The mission will test technologies that "could be used to prevent Earth from being hit by a hazardous asteroid in the future."
Credit: NASA/Johns Hopkins Applied Physics Lab

VANDENBERG AIR FORCE BASE, Calif. — There's nothing like being prepared. That's why NASA is going to send a spacecraft into the path of a near-Earth asteroid.

Don't worry, the targeted asteroid called Didymos is currently more than 11 million miles away from the planet we call home and is not posing an imminent threat. 

But the nation's top space agency doesn't want to wait until an asteroid is a threat before testing out technology that could keep it from barreling toward Earth — sorry, dinosaurs.

DART, aka the Double Asteroid Redirection Test, is a "planetary defense-driven" evaluation of technologies that "could be used to prevent Earth from being hit by a hazardous asteroid in the future."

To do so, the mission will send a high-speed spacecraft into the asteroid's path in hopes of deflecting or steering it away and onto a different trajectory. 

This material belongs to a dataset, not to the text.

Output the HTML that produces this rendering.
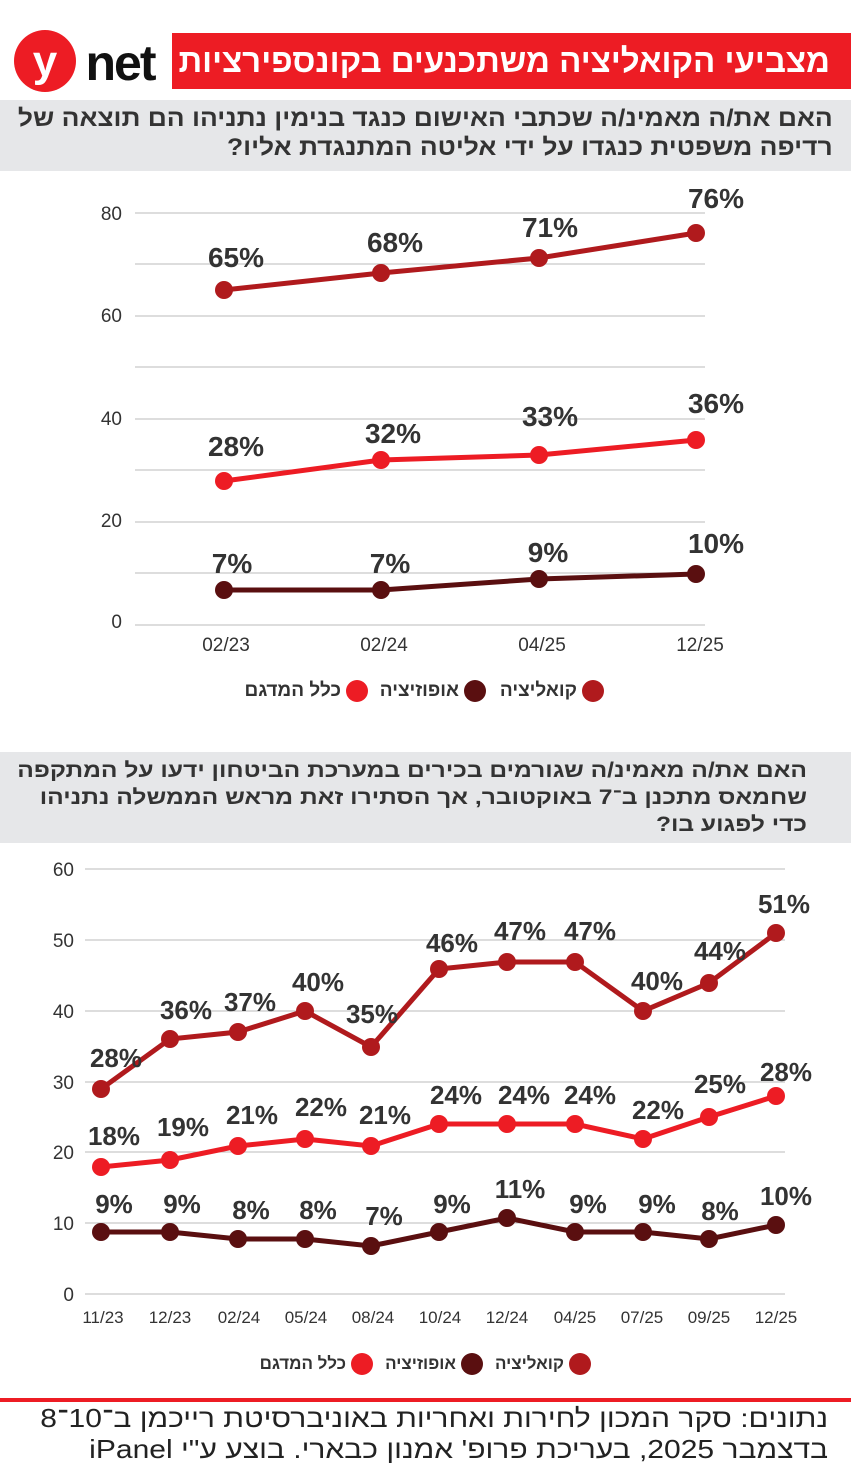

According to NASA, Didymos, which measures up to 780 meters in size with a moonlet that reaching 160 meters, is already being tracked through telescopes ahead of DART's arrival

The moonlet is "more typical of the size of asteroids that could pose the most likely significant threat to Earth," the mission's page reads.

But don't expect a quick turnaround time from launch to impact, NASA says it will take over a year of cruising before the spacecraft intercepts the asteroid's moonlet. 

NASA is targeting a Nov. 24 launch window from Vanderberg Air Force Base in California. The asteroid-fighting spacecraft will hitch a ride into space aboard SpaceX's Falcon 9 rocket.